[Figure scripts]
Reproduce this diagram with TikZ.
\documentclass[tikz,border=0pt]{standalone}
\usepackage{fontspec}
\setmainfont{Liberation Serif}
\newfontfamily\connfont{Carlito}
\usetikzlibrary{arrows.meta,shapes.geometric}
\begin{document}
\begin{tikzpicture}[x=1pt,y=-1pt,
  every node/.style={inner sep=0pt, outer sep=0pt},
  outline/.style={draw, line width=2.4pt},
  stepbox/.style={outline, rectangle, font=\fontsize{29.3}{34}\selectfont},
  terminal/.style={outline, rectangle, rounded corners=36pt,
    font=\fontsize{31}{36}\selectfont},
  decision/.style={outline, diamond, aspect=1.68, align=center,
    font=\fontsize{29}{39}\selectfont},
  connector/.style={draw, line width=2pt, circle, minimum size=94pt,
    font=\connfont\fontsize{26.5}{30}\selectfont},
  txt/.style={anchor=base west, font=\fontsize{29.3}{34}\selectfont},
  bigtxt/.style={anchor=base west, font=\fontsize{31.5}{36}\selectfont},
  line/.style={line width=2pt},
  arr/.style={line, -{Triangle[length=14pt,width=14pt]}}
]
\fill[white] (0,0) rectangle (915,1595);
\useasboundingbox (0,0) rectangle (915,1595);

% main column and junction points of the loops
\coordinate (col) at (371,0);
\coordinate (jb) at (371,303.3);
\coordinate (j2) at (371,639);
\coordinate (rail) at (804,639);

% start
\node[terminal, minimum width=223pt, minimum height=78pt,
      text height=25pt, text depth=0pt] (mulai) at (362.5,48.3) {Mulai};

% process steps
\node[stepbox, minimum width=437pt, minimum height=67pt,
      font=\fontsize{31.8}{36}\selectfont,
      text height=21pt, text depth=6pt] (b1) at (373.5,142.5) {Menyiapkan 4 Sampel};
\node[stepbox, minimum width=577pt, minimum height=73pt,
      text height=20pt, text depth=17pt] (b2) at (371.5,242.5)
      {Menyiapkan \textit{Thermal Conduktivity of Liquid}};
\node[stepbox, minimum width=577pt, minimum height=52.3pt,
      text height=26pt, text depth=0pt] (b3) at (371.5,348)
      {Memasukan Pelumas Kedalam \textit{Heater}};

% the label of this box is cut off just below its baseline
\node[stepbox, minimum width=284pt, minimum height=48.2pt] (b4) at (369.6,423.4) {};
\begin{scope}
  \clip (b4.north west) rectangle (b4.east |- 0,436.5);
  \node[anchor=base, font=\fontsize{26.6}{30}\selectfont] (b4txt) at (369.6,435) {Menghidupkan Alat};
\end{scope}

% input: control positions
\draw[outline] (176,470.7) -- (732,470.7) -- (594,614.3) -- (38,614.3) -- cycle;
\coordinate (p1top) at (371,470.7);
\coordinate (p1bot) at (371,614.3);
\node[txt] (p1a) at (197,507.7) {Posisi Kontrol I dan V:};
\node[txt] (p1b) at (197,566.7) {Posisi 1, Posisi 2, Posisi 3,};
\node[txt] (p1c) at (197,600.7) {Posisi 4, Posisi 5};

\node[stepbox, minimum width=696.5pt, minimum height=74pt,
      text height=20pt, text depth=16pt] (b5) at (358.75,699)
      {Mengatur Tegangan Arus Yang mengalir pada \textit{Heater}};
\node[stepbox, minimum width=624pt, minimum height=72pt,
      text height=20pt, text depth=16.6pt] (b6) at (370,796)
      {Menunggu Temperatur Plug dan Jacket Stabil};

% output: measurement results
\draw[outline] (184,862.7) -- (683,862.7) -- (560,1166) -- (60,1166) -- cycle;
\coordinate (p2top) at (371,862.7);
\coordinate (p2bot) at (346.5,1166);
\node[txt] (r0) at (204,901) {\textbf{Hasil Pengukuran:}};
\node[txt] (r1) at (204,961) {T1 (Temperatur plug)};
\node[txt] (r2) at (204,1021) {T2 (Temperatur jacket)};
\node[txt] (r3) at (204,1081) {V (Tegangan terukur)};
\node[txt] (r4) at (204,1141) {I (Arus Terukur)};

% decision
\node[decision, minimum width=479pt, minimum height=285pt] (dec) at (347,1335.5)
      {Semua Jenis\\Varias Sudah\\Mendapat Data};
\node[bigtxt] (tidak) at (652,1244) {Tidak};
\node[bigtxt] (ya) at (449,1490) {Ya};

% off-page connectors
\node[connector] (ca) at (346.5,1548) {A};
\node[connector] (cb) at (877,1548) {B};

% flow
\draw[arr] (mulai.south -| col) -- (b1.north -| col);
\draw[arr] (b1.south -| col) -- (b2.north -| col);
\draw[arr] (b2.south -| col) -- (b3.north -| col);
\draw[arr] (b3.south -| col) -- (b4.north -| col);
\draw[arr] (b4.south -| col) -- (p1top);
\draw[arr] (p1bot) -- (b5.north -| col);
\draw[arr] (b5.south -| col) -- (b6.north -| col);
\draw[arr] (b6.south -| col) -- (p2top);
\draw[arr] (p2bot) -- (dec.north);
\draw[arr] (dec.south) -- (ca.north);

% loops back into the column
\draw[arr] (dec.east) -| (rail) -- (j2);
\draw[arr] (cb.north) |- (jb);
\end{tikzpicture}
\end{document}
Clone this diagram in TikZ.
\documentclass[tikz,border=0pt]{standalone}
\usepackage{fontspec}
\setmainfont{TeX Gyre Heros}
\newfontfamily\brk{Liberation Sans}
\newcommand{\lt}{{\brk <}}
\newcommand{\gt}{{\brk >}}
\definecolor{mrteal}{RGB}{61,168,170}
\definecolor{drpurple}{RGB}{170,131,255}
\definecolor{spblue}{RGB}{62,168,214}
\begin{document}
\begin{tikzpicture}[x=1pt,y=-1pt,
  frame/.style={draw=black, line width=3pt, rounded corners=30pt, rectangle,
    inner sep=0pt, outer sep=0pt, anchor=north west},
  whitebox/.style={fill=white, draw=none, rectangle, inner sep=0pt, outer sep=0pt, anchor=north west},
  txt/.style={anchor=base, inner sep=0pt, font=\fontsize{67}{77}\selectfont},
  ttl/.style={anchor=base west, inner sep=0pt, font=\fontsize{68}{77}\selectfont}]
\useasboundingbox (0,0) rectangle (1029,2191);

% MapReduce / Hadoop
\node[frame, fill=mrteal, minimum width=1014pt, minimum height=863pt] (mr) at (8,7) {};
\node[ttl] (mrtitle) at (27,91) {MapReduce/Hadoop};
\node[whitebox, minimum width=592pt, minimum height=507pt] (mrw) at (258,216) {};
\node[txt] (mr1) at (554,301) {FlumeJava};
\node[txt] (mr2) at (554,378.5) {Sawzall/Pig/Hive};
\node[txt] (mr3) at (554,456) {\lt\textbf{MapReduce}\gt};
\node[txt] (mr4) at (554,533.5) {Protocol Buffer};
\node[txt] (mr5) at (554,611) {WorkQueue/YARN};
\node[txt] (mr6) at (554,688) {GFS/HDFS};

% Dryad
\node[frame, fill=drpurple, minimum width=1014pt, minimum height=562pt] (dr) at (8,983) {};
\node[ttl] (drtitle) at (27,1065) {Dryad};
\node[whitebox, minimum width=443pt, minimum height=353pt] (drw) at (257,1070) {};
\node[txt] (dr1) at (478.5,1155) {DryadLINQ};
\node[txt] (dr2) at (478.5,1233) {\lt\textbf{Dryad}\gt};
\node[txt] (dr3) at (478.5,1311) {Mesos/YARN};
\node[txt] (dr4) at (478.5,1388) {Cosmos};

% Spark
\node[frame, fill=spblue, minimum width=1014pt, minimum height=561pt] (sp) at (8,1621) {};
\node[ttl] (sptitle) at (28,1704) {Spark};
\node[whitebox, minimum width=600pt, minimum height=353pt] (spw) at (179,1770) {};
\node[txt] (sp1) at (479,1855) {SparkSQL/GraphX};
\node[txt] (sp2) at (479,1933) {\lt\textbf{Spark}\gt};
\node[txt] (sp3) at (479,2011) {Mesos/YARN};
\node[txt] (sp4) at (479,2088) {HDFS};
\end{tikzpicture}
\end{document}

[Exercise directions] Write out only the lines that run from the line containing "Clone this diagram in TikZ." through the line containing "(0,0) rectangle (1029,2191);", both included, exactly as they appear above.

[The solution]
Clone this diagram in TikZ.
\documentclass[tikz,border=0pt]{standalone}
\usepackage{fontspec}
\setmainfont{TeX Gyre Heros}
\newfontfamily\brk{Liberation Sans}
\newcommand{\lt}{{\brk <}}
\newcommand{\gt}{{\brk >}}
\definecolor{mrteal}{RGB}{61,168,170}
\definecolor{drpurple}{RGB}{170,131,255}
\definecolor{spblue}{RGB}{62,168,214}
\begin{document}
\begin{tikzpicture}[x=1pt,y=-1pt,
  frame/.style={draw=black, line width=3pt, rounded corners=30pt, rectangle,
    inner sep=0pt, outer sep=0pt, anchor=north west},
  whitebox/.style={fill=white, draw=none, rectangle, inner sep=0pt, outer sep=0pt, anchor=north west},
  txt/.style={anchor=base, inner sep=0pt, font=\fontsize{67}{77}\selectfont},
  ttl/.style={anchor=base west, inner sep=0pt, font=\fontsize{68}{77}\selectfont}]
\useasboundingbox (0,0) rectangle (1029,2191);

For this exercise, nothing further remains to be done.